╭──

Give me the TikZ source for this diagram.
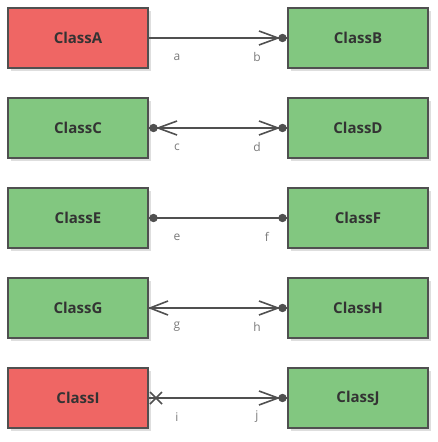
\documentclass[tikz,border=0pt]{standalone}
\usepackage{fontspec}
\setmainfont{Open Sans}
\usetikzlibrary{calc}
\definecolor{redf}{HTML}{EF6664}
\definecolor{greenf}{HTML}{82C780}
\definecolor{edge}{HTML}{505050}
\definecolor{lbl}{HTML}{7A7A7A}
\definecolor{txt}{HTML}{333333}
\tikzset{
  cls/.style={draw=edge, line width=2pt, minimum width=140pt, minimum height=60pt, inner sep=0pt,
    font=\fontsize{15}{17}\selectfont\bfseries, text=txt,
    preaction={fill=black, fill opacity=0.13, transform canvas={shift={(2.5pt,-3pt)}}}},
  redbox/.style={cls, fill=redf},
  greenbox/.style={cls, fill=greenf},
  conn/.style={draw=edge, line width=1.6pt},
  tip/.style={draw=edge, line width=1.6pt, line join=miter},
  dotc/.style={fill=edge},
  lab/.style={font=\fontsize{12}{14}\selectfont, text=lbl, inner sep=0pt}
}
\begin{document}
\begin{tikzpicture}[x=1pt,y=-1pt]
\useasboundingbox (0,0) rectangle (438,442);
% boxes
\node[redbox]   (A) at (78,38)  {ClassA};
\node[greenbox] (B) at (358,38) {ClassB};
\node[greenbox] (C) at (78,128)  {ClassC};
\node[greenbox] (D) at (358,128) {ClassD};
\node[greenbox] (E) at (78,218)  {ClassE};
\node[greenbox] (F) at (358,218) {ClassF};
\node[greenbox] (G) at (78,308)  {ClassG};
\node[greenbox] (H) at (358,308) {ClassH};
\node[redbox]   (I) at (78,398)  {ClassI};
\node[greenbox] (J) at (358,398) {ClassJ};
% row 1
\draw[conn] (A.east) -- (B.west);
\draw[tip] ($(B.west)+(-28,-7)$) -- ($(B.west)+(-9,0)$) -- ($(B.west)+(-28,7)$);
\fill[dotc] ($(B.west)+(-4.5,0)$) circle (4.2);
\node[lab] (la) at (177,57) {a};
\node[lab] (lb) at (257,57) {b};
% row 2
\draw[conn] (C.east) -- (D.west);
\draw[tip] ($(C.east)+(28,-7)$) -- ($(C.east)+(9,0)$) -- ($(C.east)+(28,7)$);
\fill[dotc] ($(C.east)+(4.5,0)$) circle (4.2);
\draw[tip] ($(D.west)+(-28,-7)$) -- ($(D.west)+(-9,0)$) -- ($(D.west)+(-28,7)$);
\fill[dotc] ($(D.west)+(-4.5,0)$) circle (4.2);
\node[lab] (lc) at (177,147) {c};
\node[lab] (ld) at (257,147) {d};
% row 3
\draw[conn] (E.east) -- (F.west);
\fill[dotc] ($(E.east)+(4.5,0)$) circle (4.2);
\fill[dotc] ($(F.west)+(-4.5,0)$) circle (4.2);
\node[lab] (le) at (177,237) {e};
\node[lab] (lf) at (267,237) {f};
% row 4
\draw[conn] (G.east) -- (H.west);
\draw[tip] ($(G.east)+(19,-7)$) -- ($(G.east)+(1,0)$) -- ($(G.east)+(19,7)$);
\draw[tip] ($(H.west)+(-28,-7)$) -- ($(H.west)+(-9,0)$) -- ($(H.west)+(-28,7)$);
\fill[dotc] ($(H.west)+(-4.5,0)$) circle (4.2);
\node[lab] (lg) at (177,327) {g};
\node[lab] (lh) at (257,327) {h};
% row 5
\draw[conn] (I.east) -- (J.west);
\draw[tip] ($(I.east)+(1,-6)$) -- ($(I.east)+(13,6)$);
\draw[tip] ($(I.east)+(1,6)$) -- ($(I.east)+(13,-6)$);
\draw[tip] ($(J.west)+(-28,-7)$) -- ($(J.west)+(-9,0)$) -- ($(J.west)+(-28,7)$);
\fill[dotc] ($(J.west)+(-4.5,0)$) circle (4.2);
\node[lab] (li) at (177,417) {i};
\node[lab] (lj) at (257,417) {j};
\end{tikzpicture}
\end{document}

╰──

◆ **YOUR OBJECTIVE**
Return the full material word for word. Do not include the pictures.

◆ **RESULT OF THIS TASK**
Give me the TikZ source for this diagram.
\documentclass[tikz,border=0pt]{standalone}
\usepackage{fontspec}
\setmainfont{Open Sans}
\usetikzlibrary{calc}
\definecolor{redf}{HTML}{EF6664}
\definecolor{greenf}{HTML}{82C780}
\definecolor{edge}{HTML}{505050}
\definecolor{lbl}{HTML}{7A7A7A}
\definecolor{txt}{HTML}{333333}
\tikzset{
  cls/.style={draw=edge, line width=2pt, minimum width=140pt, minimum height=60pt, inner sep=0pt,
    font=\fontsize{15}{17}\selectfont\bfseries, text=txt,
    preaction={fill=black, fill opacity=0.13, transform canvas={shift={(2.5pt,-3pt)}}}},
  redbox/.style={cls, fill=redf},
  greenbox/.style={cls, fill=greenf},
  conn/.style={draw=edge, line width=1.6pt},
  tip/.style={draw=edge, line width=1.6pt, line join=miter},
  dotc/.style={fill=edge},
  lab/.style={font=\fontsize{12}{14}\selectfont, text=lbl, inner sep=0pt}
}
\begin{document}
\begin{tikzpicture}[x=1pt,y=-1pt]
\useasboundingbox (0,0) rectangle (438,442);
% boxes
\node[redbox]   (A) at (78,38)  {ClassA};
\node[greenbox] (B) at (358,38) {ClassB};
\node[greenbox] (C) at (78,128)  {ClassC};
\node[greenbox] (D) at (358,128) {ClassD};
\node[greenbox] (E) at (78,218)  {ClassE};
\node[greenbox] (F) at (358,218) {ClassF};
\node[greenbox] (G) at (78,308)  {ClassG};
\node[greenbox] (H) at (358,308) {ClassH};
\node[redbox]   (I) at (78,398)  {ClassI};
\node[greenbox] (J) at (358,398) {ClassJ};
% row 1
\draw[conn] (A.east) -- (B.west);
\draw[tip] ($(B.west)+(-28,-7)$) -- ($(B.west)+(-9,0)$) -- ($(B.west)+(-28,7)$);
\fill[dotc] ($(B.west)+(-4.5,0)$) circle (4.2);
\node[lab] (la) at (177,57) {a};
\node[lab] (lb) at (257,57) {b};
% row 2
\draw[conn] (C.east) -- (D.west);
\draw[tip] ($(C.east)+(28,-7)$) -- ($(C.east)+(9,0)$) -- ($(C.east)+(28,7)$);
\fill[dotc] ($(C.east)+(4.5,0)$) circle (4.2);
\draw[tip] ($(D.west)+(-28,-7)$) -- ($(D.west)+(-9,0)$) -- ($(D.west)+(-28,7)$);
\fill[dotc] ($(D.west)+(-4.5,0)$) circle (4.2);
\node[lab] (lc) at (177,147) {c};
\node[lab] (ld) at (257,147) {d};
% row 3
\draw[conn] (E.east) -- (F.west);
\fill[dotc] ($(E.east)+(4.5,0)$) circle (4.2);
\fill[dotc] ($(F.west)+(-4.5,0)$) circle (4.2);
\node[lab] (le) at (177,237) {e};
\node[lab] (lf) at (267,237) {f};
% row 4
\draw[conn] (G.east) -- (H.west);
\draw[tip] ($(G.east)+(19,-7)$) -- ($(G.east)+(1,0)$) -- ($(G.east)+(19,7)$);
\draw[tip] ($(H.west)+(-28,-7)$) -- ($(H.west)+(-9,0)$) -- ($(H.west)+(-28,7)$);
\fill[dotc] ($(H.west)+(-4.5,0)$) circle (4.2);
\node[lab] (lg) at (177,327) {g};
\node[lab] (lh) at (257,327) {h};
% row 5
\draw[conn] (I.east) -- (J.west);
\draw[tip] ($(I.east)+(1,-6)$) -- ($(I.east)+(13,6)$);
\draw[tip] ($(I.east)+(1,6)$) -- ($(I.east)+(13,-6)$);
\draw[tip] ($(J.west)+(-28,-7)$) -- ($(J.west)+(-9,0)$) -- ($(J.west)+(-28,7)$);
\fill[dotc] ($(J.west)+(-4.5,0)$) circle (4.2);
\node[lab] (li) at (177,417) {i};
\node[lab] (lj) at (257,417) {j};
\end{tikzpicture}
\end{document}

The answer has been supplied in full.